La luce abbagliante che grida la sua potenza, l’intreccio di forme che, come un elegante arabesque, pare danzare nell’aria, il tempo -e la sua “durata”- che traduce e trasforma il movimento apparentemente statico e immutabile.
Un intrico di sentimenti trasposto nella materialità: questo si percepisce oltrepassando la coltre nera di divisione tra l’ingresso e la scenografica “offerta”…
Wyn Evans trasferisce tutte le sue radici -il cinema, la subcultura londinese post-punk, la passione per le arti plastiche e per i flemmatici movimenti degli attori del teatro giapponese Noh- in una esplosione di spettacolari linguaggi e di innovative ricerche percettive.

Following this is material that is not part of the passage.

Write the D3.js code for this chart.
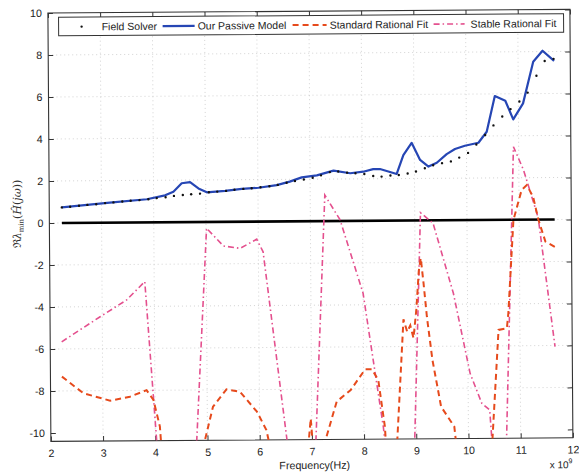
<!DOCTYPE html>
<html>
<head>
<meta charset="utf-8">
<script src="https://cdn.jsdelivr.net/npm/d3@7"></script>
<style>
  html, body { margin: 0; padding: 0; background: #fff; }
  svg { display: block; }
</style>
</head>
<body>
<script>
// ---------------- data ----------------
const xTicks = [2, 3, 4, 5, 6, 7, 8, 9, 10, 11, 12];
const yTicks = [-10, -8, -6, -4, -2, 0, 2, 4, 6, 8, 10];

const legendLabels = ["Field Solver", "Our Passive Model", "Standard Rational Fit", "Stable Rational Fit"];

// Field Solver (dots), frequency in GHz (x 10^9 Hz)
const solverFreq = [2.24, 2.40, 2.57, 2.73, 2.90, 3.07, 3.23, 3.40, 3.56, 3.73, 3.90, 4.06, 4.23, 4.39, 4.56,
  4.72, 4.89, 5.06, 5.22, 5.39, 5.55, 5.72, 5.88, 6.05, 6.22, 6.38, 6.55, 6.71, 6.88, 7.05, 7.21, 7.38, 7.54,
  7.71, 7.87, 8.04, 8.21, 8.37, 8.54, 8.70, 8.87, 9.03, 9.20, 9.36, 9.53, 9.70, 9.86, 10.03, 10.19, 10.36,
  10.52, 10.69, 10.85, 11.02, 11.18, 11.35, 11.51, 11.68];
const solverVal = [0.74, 0.77, 0.81, 0.85, 0.88, 0.93, 0.96, 1.00, 1.03, 1.06, 1.10, 1.15, 1.19, 1.25, 1.29,
  1.32, 1.35, 1.41, 1.44, 1.47, 1.52, 1.56, 1.59, 1.63, 1.68, 1.74, 1.84, 1.92, 1.99, 2.07, 2.18, 2.33, 2.36,
  2.30, 2.27, 2.23, 2.13, 2.10, 2.15, 2.17, 2.24, 2.33, 2.48, 2.62, 2.72, 2.80, 2.98, 3.20, 3.60, 4.05,
  4.50, 4.92, 5.27, 5.63, 6.05, 6.85, 7.55, 7.65];

// Our Passive Model (solid blue)
const modelFreq = [2.24, 3.16, 3.87, 4.22, 4.38, 4.54, 4.70, 4.86, 5.02, 5.37, 5.69, 6.01, 6.36, 6.61, 6.84,
  7.13, 7.45, 7.77, 8.02, 8.21, 8.34, 8.66, 8.79, 8.95, 9.11, 9.27, 9.43, 9.62, 9.78, 9.97, 10.23, 10.39,
  10.55, 10.75, 10.90, 11.09, 11.29, 11.47, 11.69];
const modelVal = [0.74, 0.95, 1.10, 1.28, 1.45, 1.85, 1.90, 1.60, 1.41, 1.47, 1.56, 1.61, 1.73, 1.89, 2.09,
  2.18, 2.40, 2.27, 2.34, 2.46, 2.46, 2.22, 3.12, 3.70, 2.88, 2.56, 2.74, 3.15, 3.39, 3.54, 3.68, 4.20,
  5.90, 5.67, 4.78, 5.54, 7.52, 8.04, 7.55];

// Standard Rational Fit (dashed orange) - values below the axis are clipped
const stdFreq = [2.22, 2.63, 3.14, 3.52, 3.84, 3.97, 4.09, 4.15, 4.87, 5.11, 5.37, 5.63, 5.95, 6.13, 6.22,
  6.92, 6.98, 7.06, 7.24, 7.28, 7.48, 7.75, 8.03, 8.16, 8.28, 8.40, 8.45, 8.60, 8.77, 8.84, 8.90, 8.96,
  9.02, 9.07, 9.11, 9.16, 9.22, 9.32, 9.48, 9.73, 9.82, 10.42, 10.59, 10.75, 10.78, 10.89, 11.05, 11.15,
  11.27, 11.37, 11.50, 11.69];
const stdVal = [-7.32, -8.12, -8.48, -8.30, -7.99, -8.46, -9.73, -12, -11.2, -8.80, -7.98, -8.10, -9.05, -9.93, -11,
  -11, -9.4, -12, -12, -10.27, -8.60, -8.05, -7.07, -7.07, -7.59, -9.81, -12, -12, -4.7, -5.3, -5.0, -5.6,
  -4.2, -2.4, -1.8, -3.0, -4.6, -6.65, -8.88, -9.83, -12, -12, -5.24, -5.17, -4.45, -0.01, 1.41, 1.65,
  1.09, -0.02, -1.05, -1.32];

// Stable Rational Fit (dash-dot pink) - values below the axis are clipped
const stableFreq = [2.22, 2.96, 3.47, 3.82, 4.07, 4.76, 5.01, 5.33, 5.65, 5.97, 6.09, 6.60, 7.05, 7.28, 7.57,
  8.00, 8.37, 8.46, 8.95, 9.11, 9.35, 9.73, 10.04, 10.26, 10.41, 10.49, 10.71, 10.90, 11.09, 11.34, 11.37, 11.67];
const stableVal = [-5.66, -4.48, -3.69, -2.82, -12, -12, -0.30, -1.15, -1.27, -0.84, -1.44, -12, -12, 1.24, 0.05,
  -3.45, -9.81, -12, -12, 0.37, -0.14, -3.48, -7.30, -8.73, -9.05, -12, -12, 3.48, 2.37, 0.30, -0.02, -6.05];

// ---------------- drawing ----------------
const W = 579, H = 472;
const L = 49.4, R = 571.4, T = 11.2, B = 439.6;
const FONT = "'Liberation Sans', Arial, Helvetica, sans-serif";

const svg = d3.select("body").append("svg").attr("width", W).attr("height", H);
svg.append("rect").attr("width", W).attr("height", H).attr("fill", "#fff");
const g = svg.append("g").attr("transform", "rotate(-0.4 310.4 225.4)");

const x = d3.scaleLinear().domain([2, 12]).range([L, R]);
const y = d3.scaleLinear().domain([-10.4, 10]).range([B, T]);

// grid
const grid = g.append("g").attr("stroke", "#c8c8c8").attr("stroke-width", 0.8).attr("stroke-dasharray", "1,3");
grid.selectAll("line.vx").data(xTicks.slice(1, -1)).join("line")
  .attr("x1", d => x(d)).attr("x2", d => x(d)).attr("y1", T).attr("y2", B);
grid.selectAll("line.hy").data(yTicks.slice(1, -1)).join("line")
  .attr("x1", L).attr("x2", R).attr("y1", d => y(d)).attr("y2", d => y(d));

// axes
function styleAxis(sel) {
  sel.select(".domain").remove();
  sel.selectAll(".tick line").attr("stroke", "#333");
  sel.selectAll("text").attr("font-family", FONT).attr("font-size", 10.7).attr("fill", "#222");
}
g.append("g").attr("transform", `translate(0,${B})`)
  .call(d3.axisBottom(x).tickValues(xTicks).tickSizeInner(-5).tickSizeOuter(0).tickPadding(8).tickFormat(d => String(d)))
  .call(styleAxis);
g.append("g").attr("transform", `translate(0,${T})`)
  .call(d3.axisTop(x).tickValues(xTicks).tickSizeInner(-5).tickSizeOuter(0).tickFormat(""))
  .call(styleAxis);
g.append("g").attr("transform", `translate(${L},0)`)
  .call(d3.axisLeft(y).tickValues(yTicks).tickSizeInner(-5).tickSizeOuter(0).tickPadding(6).tickFormat(d => String(d)))
  .call(styleAxis);
g.append("g").attr("transform", `translate(${R},0)`)
  .call(d3.axisRight(y).tickValues(yTicks).tickSizeInner(-5).tickSizeOuter(0).tickFormat(""))
  .call(styleAxis);

// frame
g.append("rect").attr("x", L).attr("y", T).attr("width", R - L).attr("height", B - T)
  .attr("fill", "none").attr("stroke", "#333").attr("stroke-width", 1.1);

// clip
svg.append("defs").append("clipPath").attr("id", "plotclip")
  .append("rect").attr("x", L).attr("y", T).attr("width", R - L).attr("height", B - T);
const plot = g.append("g").attr("clip-path", "url(#plotclip)");

const line = d3.line().x(d => x(d[0])).y(d => y(d[1]));
const zip = (a, b) => a.map((v, i) => [v, b[i]]);

// zero line
plot.append("path").datum([[solverFreq[0], 0], [solverFreq[solverFreq.length - 1], 0]])
  .attr("d", line).attr("stroke", "#000").attr("stroke-width", 2.6).attr("fill", "none");

// stable rational fit (pink dash-dot)
plot.append("path").datum(zip(stableFreq, stableVal)).attr("d", line)
  .attr("fill", "none").attr("stroke", "#e4508e").attr("stroke-width", 1.6)
  .attr("stroke-dasharray", "6,3,1.5,3");

// standard rational fit (orange dashed)
plot.append("path").datum(zip(stdFreq, stdVal)).attr("d", line)
  .attr("fill", "none").attr("stroke", "#e64a1c").attr("stroke-width", 2)
  .attr("stroke-dasharray", "6,4");

// passive model (blue)
plot.append("path").datum(zip(modelFreq, modelVal)).attr("d", line)
  .attr("fill", "none").attr("stroke", "#2646b4").attr("stroke-width", 2.2).attr("stroke-linejoin", "round");

// field solver dots
plot.selectAll("circle.fs").data(zip(solverFreq, solverVal)).join("circle")
  .attr("cx", d => x(d[0])).attr("cy", d => y(d[1])).attr("r", 1.2).attr("fill", "#111");

// legend
const lg = g.append("g");
lg.append("rect").attr("x", 60).attr("y", 15.5).attr("width", 505).attr("height", 18.5)
  .attr("fill", "#fff").attr("stroke", "#333").attr("stroke-width", 1);
const ly = 25;
lg.append("circle").attr("cx", 83).attr("cy", ly).attr("r", 1.2).attr("fill", "#111");
lg.append("line").attr("x1", 164).attr("x2", 196).attr("y1", ly).attr("y2", ly)
  .attr("stroke", "#2646b4").attr("stroke-width", 2.2);
lg.append("line").attr("x1", 294).attr("x2", 328).attr("y1", ly).attr("y2", ly)
  .attr("stroke", "#e64a1c").attr("stroke-width", 2).attr("stroke-dasharray", "6,4");
lg.append("line").attr("x1", 435).attr("x2", 466).attr("y1", ly).attr("y2", ly)
  .attr("stroke", "#e4508e").attr("stroke-width", 1.6).attr("stroke-dasharray", "6,3,1.5,3");
const lx = [103, 199, 331, 472];
lg.selectAll("text").data(legendLabels).join("text")
  .attr("x", (d, i) => lx[i]).attr("y", ly + 3.8)
  .attr("font-family", FONT).attr("font-size", 10.5).attr("fill", "#222").text(d => d);

// x label
g.append("text").attr("x", 313).attr("y", 469).attr("text-anchor", "middle")
  .attr("font-family", FONT).attr("font-size", 10.7).attr("fill", "#222").text("Frequency(Hz)");
const ex = g.append("text").attr("x", 548).attr("y", 470).attr("font-family", FONT)
  .attr("font-size", 10).attr("fill", "#222");
ex.append("tspan").text("x 10");
ex.append("tspan").attr("dy", -5).attr("font-size", 7).text("9");

// y label
const yl = g.append("text").attr("transform", "translate(21,212) rotate(-90)")
  .attr("text-anchor", "middle").attr("font-family", "'DejaVu Serif', serif")
  .attr("font-size", 11).attr("fill", "#333");
yl.append("tspan").text("ℜ");
yl.append("tspan").attr("font-style", "italic").text("λ");
yl.append("tspan").attr("font-size", 7).attr("dy", 2.5).text("min");
yl.append("tspan").attr("dy", -2.5).text("(");
yl.append("tspan").attr("font-style", "italic").text("Ĥ");
yl.append("tspan").text("(");
yl.append("tspan").attr("font-style", "italic").text("jω");
yl.append("tspan").text("))");
</script>
</body>
</html>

Per stupire, ma forse più per stupirsi. Per riconoscersi.
Ed ecco che, al pari di ciechi improvvisamente graziati del dono della vista, ci si perde beati tra quei segnali luminosi, quelle scritte al neon, quei fuochi d’artificio così ben resi, quei lampadari inarrivabili, quelle colonne di luce svettanti a tal punto da non vederne la fine, quei rimandi agli amati artisti storici come Marcel Duchamp e Marcel Broodthaers.
L’impressione è che la miriade di riferimenti a cui alludono le varie opere sia un perfetto compendio della cultura del ventesimo e ventunesimo secolo mescolata con garbo e maestria da chi ne possiede tale e tanta conoscenza da avere l’urgenza di condividerla a cascata generosamente.
Una ricchezza interiore così grande da non poter tenere per sé e da esternare -facendola traboccare a mani piene- macroscopicamente.
“Il potere evocativo dell’arte e la sua capacità di creare collisioni tra significati differenti, interrogandosi spesso sul confine tra il visibile e ciò che non è possibile vedere a occhio nudo, tra materiale e immateriale”. Questo il cuore del cuore di Wyn Evans.
Tutto è dunque un continuum, una circolarità, uno slancio.
La luce tipicamente fredda dei neon si veste qui di calore e si riempie di leggerezza, gli specchi riflettono onde sonore e non volti, ovunque ci si volti ci si scontra in magiche gibigianne o in toccanti e intense lettere luminose…..
Tra pochi giorni la pausa estiva spegnerà i riflettori su molte situazioni dando l’impressione di perdita o di mancate occasioni.
Tenere acceso il fuoco di qualcosa che ci ha trasmesso energia e ci ha permesso di non soccombere in circostanze che hanno messo alla prova il mondo intero è doveroso oltre che salvifico.
Guardare in alto dove ciò che sembra notte è in realtà stracolmo di chiarore diventa, come ci insegna Cerith, un grande atto di umiltà e fa tornare alla mente un vecchio proverbio Maori che dice:
“Porta il tuo viso verso il sole e le ombre cadranno dietro di te.”